1Password itself is very strong for security passwords... but using same alongwith other security mechanisms (available for free) makes it more tighter, which i...
Former Member
2 years agoThe mechanisms you listed implement different concepts and serve different purposes. You also omit the most widespread and basic mechanism: username/password.
If it comes to SMS, which you seem to prefer: don't rely on it. It's insecure, especially for financial transactions. Try to migrate to some other mechanism, if the financial provider provides it. The more recent a mechanism was offered by some provider, the more secure it is in general. Change to the more recently offered mechanism. (security goes forward, not backwards in time)
SMS is not very secure, because there are real world scenarios (it happened!) where criminals ask the telco provider to send them on your behalf a "replacement" sim to their site, so they're able to receive the SMS. The SMS protocol itself isn't encrypted as well, so it's possible to siphon SMS communication from the internal telco equipment.
Login with Google/MS/FB is mostly for convenience. You have only 1 account and use its credentials elsewhere. It's as secure as your Google/MS/FB account. Google/MS/FB care for account security, so these are accounts with somewhat strong security, often better than the security of the service you're logging in if you don't use Google/MS/FB. The only downside is that you're dependent on an additional service for authentication: Google/MS/FB. If you lose your Google/MS/FB account, you lose every other account you use your Google/MS/FB account to login to. It lessens management, because instead of managing your whatever account, you only need to manage your Google/MS/FB account. Personally, I hate the dependency, so I never use "Login with Google/MS/FB". But that's only my personal preference. I don't know if using Google/MS/FB will provide better or worse security.

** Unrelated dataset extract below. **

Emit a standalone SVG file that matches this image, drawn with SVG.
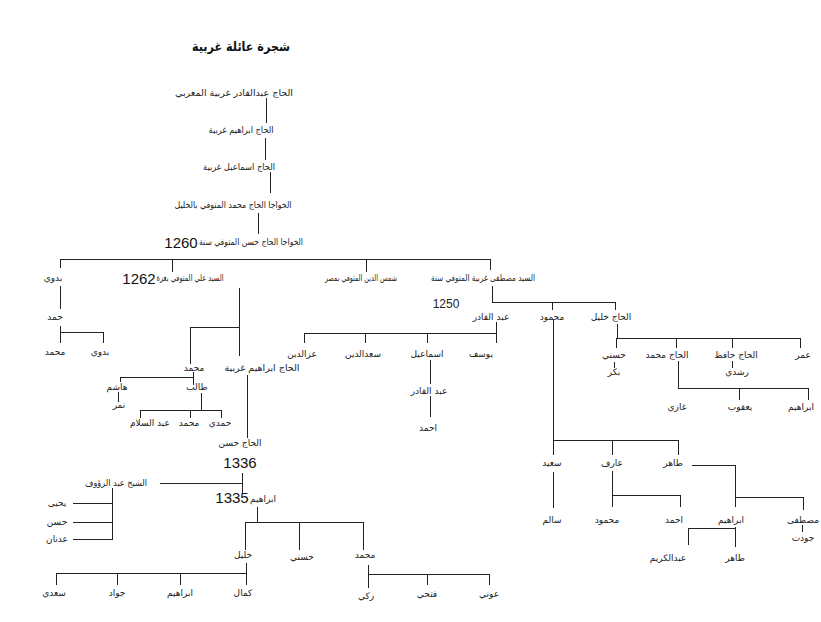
<svg xmlns="http://www.w3.org/2000/svg" width="821" height="622" viewBox="0 0 821 622">
<style>
text{font-family:"DejaVu Sans",sans-serif;font-size:9px;fill:#222;text-anchor:middle}
.t{font-size:13px;font-weight:bold;fill:#111}
.n{font-family:"Liberation Sans",Arial,sans-serif;font-size:15px;fill:#111}
.ns{font-family:"Liberation Sans",Arial,sans-serif;font-size:12px;fill:#222}
#connectors path{stroke:#222;stroke-width:1;fill:none}
</style>
<rect width="821" height="622" fill="#fff"/>
<text class="t" x="241" y="51" textLength="98" lengthAdjust="spacingAndGlyphs">شجرة عائلة غربية</text>
<g id="connectors">
<path d="M266.5 98V123M265.5 138V160M270.5 172V193M258.5 213V234"/>
<path d="M60 259.5H490M60.5 259V268M172.5 259V272M366.5 259V272M490.5 259V270"/>
<path d="M60.5 286V309M60.5 326V343M60 332.5H103M103.5 332V343"/>
<path d="M239.5 288V356M191 327.5H239M190.5 327V364"/>
<path d="M120 377.5H193M193.5 372V385M120.5 377V382M118.5 392V402"/>
<path d="M201.5 393V410M140 410.5H221M140.5 410V418M190.5 410V418M221.5 410V418"/>
<path d="M247.5 375V438M242.5 473V493M160 483.5H242"/>
<path d="M112.5 488V540M73 503.5H112M73 522.5H112M73 539.5H112"/>
<path d="M257.5 507V522M245 522.5H363M245.5 522V550M299.5 522V550M363.5 522V550"/>
<path d="M246.5 563V585M56 573.5H246M56.5 573V585M117.5 573V585M180.5 573V585"/>
<path d="M368.5 565V588M368 574.5H489M427.5 574V585M489.5 574V585"/>
<path d="M492.5 286V302M492 302.5H615M552.5 302V310M615.5 302V310"/>
<path d="M496.5 322V343M304 333.5H496M304.5 333V343M365.5 333V343M427.5 333V343"/>
<path d="M430.5 360V384M430.5 396V417"/>
<path d="M617.5 324V338M616 338.5H800M616.5 338V348M676.5 338V348M732.5 338V348M800.5 338V348"/>
<path d="M614.5 362V368M732.5 361V368"/>
<path d="M678.5 361V388M678 388.5H808M739.5 388V400M808.5 388V400"/>
<path d="M553.5 320V455M553 440.5H678M612.5 440V455M678.5 440V455"/>
<path d="M553.5 472V508M612.5 471V507M612 495.5H680M680.5 495V507"/>
<path d="M692 465.5H735M735.5 465V507M735 497.5H803M803.5 497V510M802.5 525V532"/>
<path d="M735.5 527V547M688 528.5H735M688.5 528V545"/>
</g>
<g id="n-root"><text x="234" y="96" textLength="118" lengthAdjust="spacingAndGlyphs">الحاج عبدالقادر غربية المغربي</text></g>
<g id="n-ibrahim1"><text x="241" y="133" textLength="65" lengthAdjust="spacingAndGlyphs">الحاج ابراهيم غربية</text></g>
<g id="n-ismail1"><text x="239" y="170" textLength="72" lengthAdjust="spacingAndGlyphs">الحاج اسماعيل غربية</text></g>
<g id="n-muhammad1"><text x="233" y="208" textLength="117" lengthAdjust="spacingAndGlyphs">الخواجا الحاج محمد المتوفي بالخليل</text></g>
<g id="n-hasan1"><text x="251" y="245" textLength="104" lengthAdjust="spacingAndGlyphs">الخواجا الحاج حسن المتوفي سنة</text><text class="n" x="181" y="248">1260</text></g>
<g id="n-badawi"><text x="53" y="281">بدوي</text></g>
<g id="n-ali"><text x="190" y="281" textLength="67" lengthAdjust="spacingAndGlyphs">السيد علي المتوفي بغزة</text><text class="n" x="139" y="284">1262</text></g>
<g id="n-shams"><text x="361" y="281" textLength="72" lengthAdjust="spacingAndGlyphs">شمس الدين المتوفي بمصر</text></g>
<g id="n-mustafa"><text x="483" y="281" textLength="104" lengthAdjust="spacingAndGlyphs">السيد مصطفى غربية المتوفي سنة</text><text class="ns" x="446" y="308">1250</text></g>
<g id="n-hamad"><text x="55" y="320">حمد</text></g>
<g id="n-muhammad2"><text x="55" y="355">محمد</text></g>
<g id="n-badawi2"><text x="100" y="355">بدوي</text></g>
<g id="n-muhammad3"><text x="194" y="371">محمد</text></g>
<g id="n-ibrahim2"><text x="262" y="371" textLength="75" lengthAdjust="spacingAndGlyphs">الحاج ابراهيم غربية</text></g>
<g id="n-hashem"><text x="117" y="390">هاشم</text></g>
<g id="n-nimr"><text x="119" y="408">نمر</text></g>
<g id="n-talib"><text x="197" y="390">طالب</text></g>
<g id="n-abdsalam"><text x="150" y="426">عبد السلام</text></g>
<g id="n-muhammad4"><text x="189" y="426">محمد</text></g>
<g id="n-hamdi"><text x="220" y="426">حمدي</text></g>
<g id="n-hasan2"><text x="240" y="446">الحاج حسن</text><text class="n" x="240" y="468">1336</text></g>
<g id="n-abdraouf"><text x="116" y="486" textLength="62" lengthAdjust="spacingAndGlyphs">الشيخ عبد الرؤوف</text></g>
<g id="n-yahya"><text x="57" y="506">يحيى</text></g>
<g id="n-hasan3"><text x="57" y="525">حسن</text></g>
<g id="n-adnan"><text x="57" y="542">عدنان</text></g>
<g id="n-ibrahim3"><text x="263" y="502">ابراهيم</text><text class="n" x="232" y="503">1335</text></g>
<g id="n-khalil"><text x="243" y="558">خليل</text></g>
<g id="n-husni"><text x="302" y="560">حسني</text></g>
<g id="n-muhammad5"><text x="365" y="558">محمد</text></g>
<g id="n-saadi"><text x="54" y="596">سعدي</text></g>
<g id="n-jawad"><text x="117" y="596">جواد</text></g>
<g id="n-ibrahim4"><text x="180" y="596">ابراهيم</text></g>
<g id="n-kamal"><text x="243" y="596">كمال</text></g>
<g id="n-zaki"><text x="366" y="599">زكي</text></g>
<g id="n-fathi"><text x="427" y="597">فتحي</text></g>
<g id="n-awni"><text x="489" y="597">عوني</text></g>
<g id="n-abdqader"><text x="491" y="320">عبد القادر</text></g>
<g id="n-mahmoud"><text x="552" y="320">محمود</text></g>
<g id="n-hajkhalil"><text x="611" y="320">الحاج خليل</text></g>
<g id="n-izz"><text x="302" y="357">عزالدين</text></g>
<g id="n-saad"><text x="363" y="357">سعدالدين</text></g>
<g id="n-ismail2"><text x="427" y="357">اسماعيل</text></g>
<g id="n-yusuf"><text x="481" y="357">يوسف</text></g>
<g id="n-abdqader2"><text x="429" y="394">عبد القادر</text></g>
<g id="n-ahmad1"><text x="428" y="431">احمد</text></g>
<g id="n-husni2"><text x="614" y="358">حسني</text></g>
<g id="n-hajmuhammad"><text x="667" y="358">الحاج محمد</text></g>
<g id="n-hafez"><text x="736" y="358">الحاج حافظ</text></g>
<g id="n-omar"><text x="803" y="358">عمر</text></g>
<g id="n-bakr"><text x="614" y="375">بكر</text></g>
<g id="n-rushdi"><text x="737" y="375">رشدي</text></g>
<g id="n-ghazi"><text x="677" y="410">غازي</text></g>
<g id="n-yaqub"><text x="740" y="410">يعقوب</text></g>
<g id="n-ibrahim5"><text x="801" y="410">ابراهيم</text></g>
<g id="n-said"><text x="552" y="466">سعيد</text></g>
<g id="n-aref"><text x="612" y="466">عارف</text></g>
<g id="n-taher"><text x="673" y="466">طاهر</text></g>
<g id="n-salem"><text x="552" y="523">سالم</text></g>
<g id="n-mahmoud2"><text x="607" y="523">محمود</text></g>
<g id="n-ahmad2"><text x="674" y="523">احمد</text></g>
<g id="n-ibrahim6"><text x="731" y="523">ابراهيم</text></g>
<g id="n-mustafa2"><text x="803" y="523">مصطفى</text><text x="803" y="541">جودت</text></g>
<g id="n-abdkarim"><text x="668" y="561">عبدالكريم</text></g>
<g id="n-taher2"><text x="735" y="561">طاهر</text></g>
</svg>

TOTP codes stored within 1Password: As far as I remember, studies have shown that the directive to use a separate authenticator app on your mobile is inconvenient for many users in a way that many users don't actually enable 2fa on their accounts to avoid this inconvenience. So they operate their accounts on less security for convenience. It was agreed that it's better to include TOTP generation into password managers (where the other factor is already stored: the password) to provide the missing convenience instead of letting users avoid TOTP completely. Studies have also shown that storing both factors in the same password managers don't actually reduce security much, because compromising this would require a successful attack on the password manager on a client, not only mass hacking website user databases.
So storing your TOTP codes in 1Password helps convenience and don't actually reduce security much. And actually, since I use that feature in 1Password myself, I actively strive to enable 2fa with TOTP on every account I own instead of reluctantly enable it if the website insists on it as in previous time, where I used a standalone authenticator app on my mobile.